Hollands First Mechanism – Tagging
Tagging refers to the ability to characterize the behavior or function of agents performing a collective task that can be recognized by other agents. In terms of a complex adaptive system (CAS), tagging often involves the identification of a discriminating feature or function that allows for differentiation between that function and other functions within the CAS. Tagging is commonly associated with the functions of an aggregate. For example, the tag “automobile” differentiates the mode of transportation from other forms of transportation (train, bus, walking, etc), similarly, “transmission” provides a mental abstraction for the various abstracted functions associated with the transfer of energy from the engine system to the drivetrain system.
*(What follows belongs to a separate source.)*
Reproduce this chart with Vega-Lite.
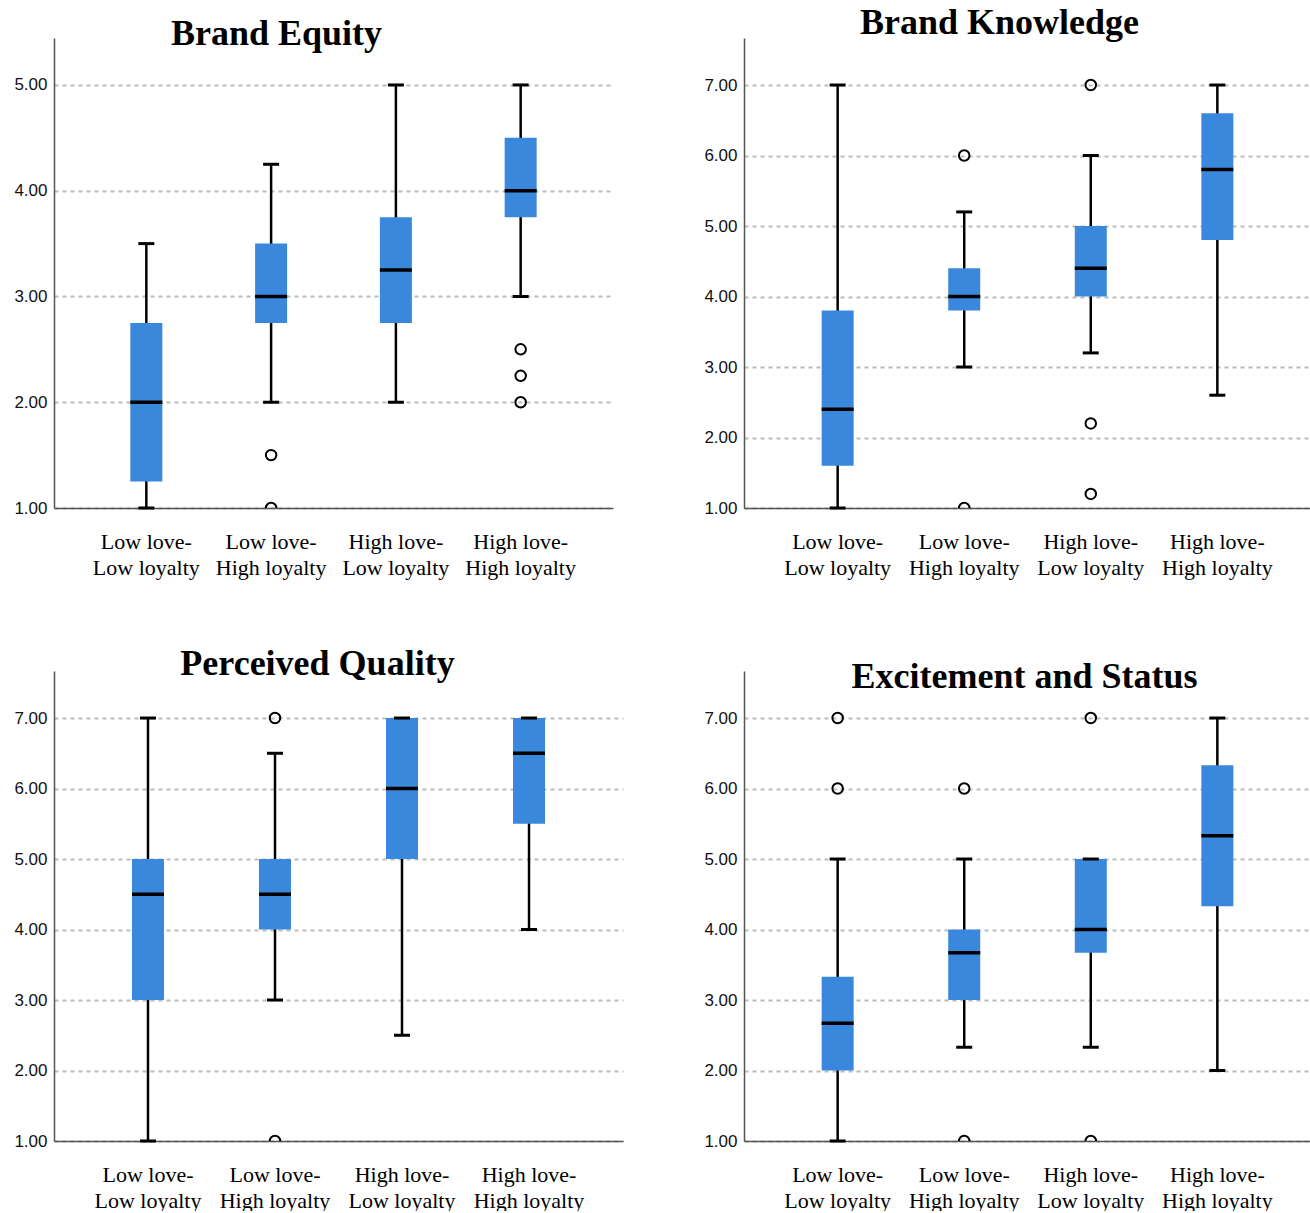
{
  "$schema": "https://vega.github.io/schema/vega-lite/v6.json",
  "padding": {"left": 13, "top": 5, "right": 0, "bottom": 0},
  "autosize": {"type": "pad"},
  "background": "white",
  "config": {
    "view": {"stroke": null},
    "title": {"font": "Liberation Serif", "fontSize": 36, "fontWeight": "bold", "color": "black", "anchor": "middle", "frame": "group", "baseline": "alphabetic"},
    "axisX": {"labelFont": "Liberation Serif", "labelFontSize": 22, "labelColor": "black", "labelLineHeight": 26, "labelPadding": 23, "labelAngle": 0, "ticks": false, "tickSize": 0, "domainColor": "#555", "domainWidth": 1.5, "grid": false, "labelExpr": "split(datum.label, '|')", "title": null},
    "axisY": {"labelFont": "Liberation Sans", "labelFontSize": 17, "labelColor": "#111", "labelPadding": 7, "ticks": false, "tickSize": 0, "domainColor": "#555", "domainWidth": 1.5, "grid": true, "gridDash": [4, 4], "gridColor": "#bbb", "gridWidth": 2, "format": ".2f"}
  },
  "datasets": {
    "box": [
      {"p": "BE", "g": "Low love-|Low loyalty", "lo": 1.0, "q1": 1.25, "med": 2.0, "q3": 2.75, "hi": 3.5},
      {"p": "BE", "g": "Low love-|High loyalty", "lo": 2.0, "q1": 2.75, "med": 3.0, "q3": 3.5, "hi": 4.25},
      {"p": "BE", "g": "High love-|Low loyalty", "lo": 2.0, "q1": 2.75, "med": 3.25, "q3": 3.75, "hi": 5.0},
      {"p": "BE", "g": "High love-|High loyalty", "lo": 3.0, "q1": 3.75, "med": 4.0, "q3": 4.5, "hi": 5.0},
      {"p": "BK", "g": "Low love-|Low loyalty", "lo": 1.0, "q1": 1.6, "med": 2.4, "q3": 3.8, "hi": 7.0},
      {"p": "BK", "g": "Low love-|High loyalty", "lo": 3.0, "q1": 3.8, "med": 4.0, "q3": 4.4, "hi": 5.2},
      {"p": "BK", "g": "High love-|Low loyalty", "lo": 3.2, "q1": 4.0, "med": 4.4, "q3": 5.0, "hi": 6.0},
      {"p": "BK", "g": "High love-|High loyalty", "lo": 2.6, "q1": 4.8, "med": 5.8, "q3": 6.6, "hi": 7.0},
      {"p": "PQ", "g": "Low love-|Low loyalty", "lo": 1.0, "q1": 3.0, "med": 4.5, "q3": 5.0, "hi": 7.0},
      {"p": "PQ", "g": "Low love-|High loyalty", "lo": 3.0, "q1": 4.0, "med": 4.5, "q3": 5.0, "hi": 6.5},
      {"p": "PQ", "g": "High love-|Low loyalty", "lo": 2.5, "q1": 5.0, "med": 6.0, "q3": 7.0, "hi": 7.0},
      {"p": "PQ", "g": "High love-|High loyalty", "lo": 4.0, "q1": 5.5, "med": 6.5, "q3": 7.0, "hi": 7.0},
      {"p": "ES", "g": "Low love-|Low loyalty", "lo": 1.0, "q1": 2.0, "med": 2.67, "q3": 3.33, "hi": 5.0},
      {"p": "ES", "g": "Low love-|High loyalty", "lo": 2.33, "q1": 3.0, "med": 3.67, "q3": 4.0, "hi": 5.0},
      {"p": "ES", "g": "High love-|Low loyalty", "lo": 2.33, "q1": 3.67, "med": 4.0, "q3": 5.0, "hi": 5.0},
      {"p": "ES", "g": "High love-|High loyalty", "lo": 2.0, "q1": 4.33, "med": 5.33, "q3": 6.33, "hi": 7.0}
    ],
    "out": [
      {"p": "BE", "g": "Low love-|High loyalty", "v": 1.5},
      {"p": "BE", "g": "Low love-|High loyalty", "v": 1.0},
      {"p": "BE", "g": "High love-|High loyalty", "v": 2.5},
      {"p": "BE", "g": "High love-|High loyalty", "v": 2.25},
      {"p": "BE", "g": "High love-|High loyalty", "v": 2.0},
      {"p": "BK", "g": "Low love-|High loyalty", "v": 6.0},
      {"p": "BK", "g": "Low love-|High loyalty", "v": 1.0},
      {"p": "BK", "g": "High love-|Low loyalty", "v": 7.0},
      {"p": "BK", "g": "High love-|Low loyalty", "v": 2.2},
      {"p": "BK", "g": "High love-|Low loyalty", "v": 1.2},
      {"p": "PQ", "g": "Low love-|High loyalty", "v": 7.0},
      {"p": "PQ", "g": "Low love-|High loyalty", "v": 1.0},
      {"p": "ES", "g": "Low love-|Low loyalty", "v": 7.0},
      {"p": "ES", "g": "Low love-|Low loyalty", "v": 6.0},
      {"p": "ES", "g": "Low love-|High loyalty", "v": 6.0},
      {"p": "ES", "g": "Low love-|High loyalty", "v": 1.0},
      {"p": "ES", "g": "High love-|Low loyalty", "v": 7.0},
      {"p": "ES", "g": "High love-|Low loyalty", "v": 1.0}
    ]
  },
  "columns": 2,
  "spacing": {"row": 163, "column": 121},
  "bounds": "flush",
  "concat": [
    {
      "width": 559, "height": 470,
      "title": {"text": "Brand Equity", "offset": -15, "dx": -57},
      "layer": [
        {"data": {"name": "box"}, "transform": [{"filter": "datum.p === 'BE'"}], "mark": {"type": "rule", "strokeWidth": 2.5, "color": "black"},
         "encoding": {"x": {"field": "g", "type": "nominal", "title": null, "scale": {"domain": ["Low love-|Low loyalty", "Low love-|High loyalty", "High love-|Low loyalty", "High love-|High loyalty"], "paddingInner": 0, "paddingOuter": 0.24}},
                      "y": {"field": "lo", "type": "quantitative", "title": null, "scale": {"domain": [1, 5.444], "nice": false, "zero": false}, "axis": {"values": [1, 2, 3, 4, 5]}}, "y2": {"field": "hi"}}},
        {"data": {"name": "box"}, "transform": [{"filter": "datum.p === 'BE'"}], "mark": {"type": "bar", "size": 32, "color": "#3a88dc"},
         "encoding": {"x": {"field": "g", "type": "nominal", "title": null}, "y": {"field": "q1", "type": "quantitative", "title": null}, "y2": {"field": "q3"}}},
        {"data": {"name": "box"}, "transform": [{"filter": "datum.p === 'BE'"}], "mark": {"type": "tick", "orient": "horizontal", "size": 32, "thickness": 3.5, "color": "black", "opacity": 1},
         "encoding": {"x": {"field": "g", "type": "nominal", "title": null}, "y": {"field": "med", "type": "quantitative", "title": null}}},
        {"data": {"name": "box"}, "transform": [{"filter": "datum.p === 'BE'"}], "mark": {"type": "tick", "orient": "horizontal", "size": 16, "thickness": 3, "color": "black", "opacity": 1},
         "encoding": {"x": {"field": "g", "type": "nominal", "title": null}, "y": {"field": "lo", "type": "quantitative", "title": null}}},
        {"data": {"name": "box"}, "transform": [{"filter": "datum.p === 'BE'"}], "mark": {"type": "tick", "orient": "horizontal", "size": 16, "thickness": 3, "color": "black", "opacity": 1},
         "encoding": {"x": {"field": "g", "type": "nominal", "title": null}, "y": {"field": "hi", "type": "quantitative", "title": null}}},
        {"data": {"name": "out"}, "transform": [{"filter": "datum.p === 'BE'"}], "mark": {"type": "point", "shape": "circle", "filled": false, "size": 110, "strokeWidth": 2, "color": "black", "opacity": 1, "clip": true},
         "encoding": {"x": {"field": "g", "type": "nominal", "title": null}, "y": {"field": "v", "type": "quantitative", "title": null}}}
      ]
    },
    {
      "width": 567, "height": 470,
      "title": {"text": "Brand Knowledge", "offset": -4, "dx": -28},
      "layer": [
        {"data": {"name": "box"}, "transform": [{"filter": "datum.p === 'BK'"}], "mark": {"type": "rule", "strokeWidth": 2.5, "color": "black"},
         "encoding": {"x": {"field": "g", "type": "nominal", "title": null, "scale": {"domain": ["Low love-|Low loyalty", "Low love-|High loyalty", "High love-|Low loyalty", "High love-|High loyalty"], "paddingInner": 0, "paddingOuter": 0.24}},
                      "y": {"field": "lo", "type": "quantitative", "title": null, "scale": {"domain": [1, 7.667], "nice": false, "zero": false}, "axis": {"values": [1, 2, 3, 4, 5, 6, 7]}}, "y2": {"field": "hi"}}},
        {"data": {"name": "box"}, "transform": [{"filter": "datum.p === 'BK'"}], "mark": {"type": "bar", "size": 32, "color": "#3a88dc"},
         "encoding": {"x": {"field": "g", "type": "nominal", "title": null}, "y": {"field": "q1", "type": "quantitative", "title": null}, "y2": {"field": "q3"}}},
        {"data": {"name": "box"}, "transform": [{"filter": "datum.p === 'BK'"}], "mark": {"type": "tick", "orient": "horizontal", "size": 32, "thickness": 3.5, "color": "black", "opacity": 1},
         "encoding": {"x": {"field": "g", "type": "nominal", "title": null}, "y": {"field": "med", "type": "quantitative", "title": null}}},
        {"data": {"name": "box"}, "transform": [{"filter": "datum.p === 'BK'"}], "mark": {"type": "tick", "orient": "horizontal", "size": 16, "thickness": 3, "color": "black", "opacity": 1},
         "encoding": {"x": {"field": "g", "type": "nominal", "title": null}, "y": {"field": "lo", "type": "quantitative", "title": null}}},
        {"data": {"name": "box"}, "transform": [{"filter": "datum.p === 'BK'"}], "mark": {"type": "tick", "orient": "horizontal", "size": 16, "thickness": 3, "color": "black", "opacity": 1},
         "encoding": {"x": {"field": "g", "type": "nominal", "title": null}, "y": {"field": "hi", "type": "quantitative", "title": null}}},
        {"data": {"name": "out"}, "transform": [{"filter": "datum.p === 'BK'"}], "mark": {"type": "point", "shape": "circle", "filled": false, "size": 110, "strokeWidth": 2, "color": "black", "opacity": 1, "clip": true},
         "encoding": {"x": {"field": "g", "type": "nominal", "title": null}, "y": {"field": "v", "type": "quantitative", "title": null}}}
      ]
    },
    {
      "width": 569, "height": 470,
      "title": {"text": "Perceived Quality", "offset": -12, "dx": -21},
      "layer": [
        {"data": {"name": "box"}, "transform": [{"filter": "datum.p === 'PQ'"}], "mark": {"type": "rule", "strokeWidth": 2.5, "color": "black"},
         "encoding": {"x": {"field": "g", "type": "nominal", "title": null, "scale": {"domain": ["Low love-|Low loyalty", "Low love-|High loyalty", "High love-|Low loyalty", "High love-|High loyalty"], "paddingInner": 0, "paddingOuter": 0.24}},
                      "y": {"field": "lo", "type": "quantitative", "title": null, "scale": {"domain": [1, 7.667], "nice": false, "zero": false}, "axis": {"values": [1, 2, 3, 4, 5, 6, 7]}}, "y2": {"field": "hi"}}},
        {"data": {"name": "box"}, "transform": [{"filter": "datum.p === 'PQ'"}], "mark": {"type": "bar", "size": 32, "color": "#3a88dc"},
         "encoding": {"x": {"field": "g", "type": "nominal", "title": null}, "y": {"field": "q1", "type": "quantitative", "title": null}, "y2": {"field": "q3"}}},
        {"data": {"name": "box"}, "transform": [{"filter": "datum.p === 'PQ'"}], "mark": {"type": "tick", "orient": "horizontal", "size": 32, "thickness": 3.5, "color": "black", "opacity": 1},
         "encoding": {"x": {"field": "g", "type": "nominal", "title": null}, "y": {"field": "med", "type": "quantitative", "title": null}}},
        {"data": {"name": "box"}, "transform": [{"filter": "datum.p === 'PQ'"}], "mark": {"type": "tick", "orient": "horizontal", "size": 16, "thickness": 3, "color": "black", "opacity": 1},
         "encoding": {"x": {"field": "g", "type": "nominal", "title": null}, "y": {"field": "lo", "type": "quantitative", "title": null}}},
        {"data": {"name": "box"}, "transform": [{"filter": "datum.p === 'PQ'"}], "mark": {"type": "tick", "orient": "horizontal", "size": 16, "thickness": 3, "color": "black", "opacity": 1},
         "encoding": {"x": {"field": "g", "type": "nominal", "title": null}, "y": {"field": "hi", "type": "quantitative", "title": null}}},
        {"data": {"name": "out"}, "transform": [{"filter": "datum.p === 'PQ'"}], "mark": {"type": "point", "shape": "circle", "filled": false, "size": 110, "strokeWidth": 2, "color": "black", "opacity": 1, "clip": true},
         "encoding": {"x": {"field": "g", "type": "nominal", "title": null}, "y": {"field": "v", "type": "quantitative", "title": null}}}
      ]
    },
    {
      "width": 567, "height": 470,
      "title": {"text": "Excitement and Status", "offset": -25, "dx": -3},
      "layer": [
        {"data": {"name": "box"}, "transform": [{"filter": "datum.p === 'ES'"}], "mark": {"type": "rule", "strokeWidth": 2.5, "color": "black"},
         "encoding": {"x": {"field": "g", "type": "nominal", "title": null, "scale": {"domain": ["Low love-|Low loyalty", "Low love-|High loyalty", "High love-|Low loyalty", "High love-|High loyalty"], "paddingInner": 0, "paddingOuter": 0.24}},
                      "y": {"field": "lo", "type": "quantitative", "title": null, "scale": {"domain": [1, 7.667], "nice": false, "zero": false}, "axis": {"values": [1, 2, 3, 4, 5, 6, 7]}}, "y2": {"field": "hi"}}},
        {"data": {"name": "box"}, "transform": [{"filter": "datum.p === 'ES'"}], "mark": {"type": "bar", "size": 32, "color": "#3a88dc"},
         "encoding": {"x": {"field": "g", "type": "nominal", "title": null}, "y": {"field": "q1", "type": "quantitative", "title": null}, "y2": {"field": "q3"}}},
        {"data": {"name": "box"}, "transform": [{"filter": "datum.p === 'ES'"}], "mark": {"type": "tick", "orient": "horizontal", "size": 32, "thickness": 3.5, "color": "black", "opacity": 1},
         "encoding": {"x": {"field": "g", "type": "nominal", "title": null}, "y": {"field": "med", "type": "quantitative", "title": null}}},
        {"data": {"name": "box"}, "transform": [{"filter": "datum.p === 'ES'"}], "mark": {"type": "tick", "orient": "horizontal", "size": 16, "thickness": 3, "color": "black", "opacity": 1},
         "encoding": {"x": {"field": "g", "type": "nominal", "title": null}, "y": {"field": "lo", "type": "quantitative", "title": null}}},
        {"data": {"name": "box"}, "transform": [{"filter": "datum.p === 'ES'"}], "mark": {"type": "tick", "orient": "horizontal", "size": 16, "thickness": 3, "color": "black", "opacity": 1},
         "encoding": {"x": {"field": "g", "type": "nominal", "title": null}, "y": {"field": "hi", "type": "quantitative", "title": null}}},
        {"data": {"name": "out"}, "transform": [{"filter": "datum.p === 'ES'"}], "mark": {"type": "point", "shape": "circle", "filled": false, "size": 110, "strokeWidth": 2, "color": "black", "opacity": 1, "clip": true},
         "encoding": {"x": {"field": "g", "type": "nominal", "title": null}, "y": {"field": "v", "type": "quantitative", "title": null}}}
      ]
    }
  ]
}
Holland’s Second Property – Nonlinearity
Papenhausen, and Parayitam, (2015) point out that the aggregate of linear functions often results in complex nonlinear behavior. They further suggest that human beings tend to make poor decisions in the presence of nonlinear behavior, resulting in amplification and phase lags between stimulus and response. Saurin, Rook and Koskela (2013) describe nonlinearity in complex systems as a significant number of dynamically interacting elements which are interdependent, leading to nonlinearity. An example of nonlinearity in an automobile is ride stability. When a car moves at relatively slow speeds, the tires react predictably with the road surface, and the suspension absorbs inconsistencies in the road, and the car drives straight. As the car accelerates to high speeds, the damping system of the suspension is no longer capable of reacting linearly with the road conditions, and the force of the wheels on the road change. Small perturbations in the road, the wheel system, and torque applied to the wheels makes the car wobble and swerve, forcing dynamic changes into the stability of the car.
Hollands Second Mechanism – Internal models
Internal models are used by agents and functions within a complex system and allows for rapid identification of nominal and extraordinary circumstances. Internal models act as a filter to allow for the identification of patterns that the agents can use to adapt to internal and exogenous stimuli. Repeated patterns of performance allow an agent to recognize the pattern and adapt rapidly. Nyamsuren, and Taatgen, (2013) studied how people respond to complex games, and found that they used internal models to adjust and improve future play. Internal models are useful in driving, because the driver does not need to analyze all possible interactions at a stop sign. Instead, the action is abstracted to a model which ascribes a red octagon as “stop / give the right of way”.
Hollands Third Property –Flows,
Stocks and flows are a fundamental concept in system dynamics, and an integral part of complex adaptive systems. Materials, energy, and information are stocks that can be quantified, but change over time. The relative change of a stock over time is described as a flow. Materials, information, resources, and energy tend to flow as edges in a network of nodes (agents) connecting them by the flow activity. A car is connected to its destination by the road. The drivers are connected to the road through traffic. Adding new nodes increases the complexity of the network, just like adding a new road provides drivers with multiple new combinations of path choices to get to their destination by including that path in every possible path choice available to the driver.
Holland’s Fourth Property – Diversity.
Agents in a complex adaptive system provide a function that serves the aggregate. As new agents arrive, or are created, they adapt to complex behavior and the interactions between the agents affects other agents. The way I drive my car influences the way others near me drive. If I hit the brakes, the agent behind me must adjust to ensure the continued function of “driving” proceeds. As agents spread through a system, they diversify, and create new patterns of behavior that are unique. Holland (2014) describes these as a “niche” that affects the overall capability of the system. Disruptions in the system force the niche to adapt or persevere in response to the disruption. The evolving behavior results in a new niche. And multiple adaptations lead to diversity in the system. Diversity is a key factor in determining resilience, which measures the ability of a system to successfully adapt to change. Xiao, and Drucker, (2013) studied the economic diversity of the Midwest United States, and found that economic diversity provided the ability for the area to respond and adapt to disastrous flooding, hastening relief and eventual economic recovery.
Holland’s Third Mechanism – Building Blocks
The mechanism of building blocks is perhaps best understood by Lego construction toys. A Lego construction set is made up of simple bricks that snap together to form shapes. But the shapes arising from the combination are practically infinite. For example, six pieces of eight-stud Lego bricks can be combined in over 915 million ways (source: https://education.lego.com). Complex adaptive systems can be broken down into simple parts. These parts can be combined in any numerous ways, resulting in adaptation and change. Holland (2010) suggests that adaptation is the key to change through the combinatorial effect of building blocks, and not through mutation. If all the nodes and their tagged functions in an organization represent building blocks, the number of permutations from the potential recombination of those tagged functions would be significant. Holland (2014) points out that with agents, building blocks could be formed by groups of rules that combine to form subroutines for behavior. The use of building blocks ensures that innovation part of the adaptive culture, and true equilibrium in a CAS is rare and exists only temporarily.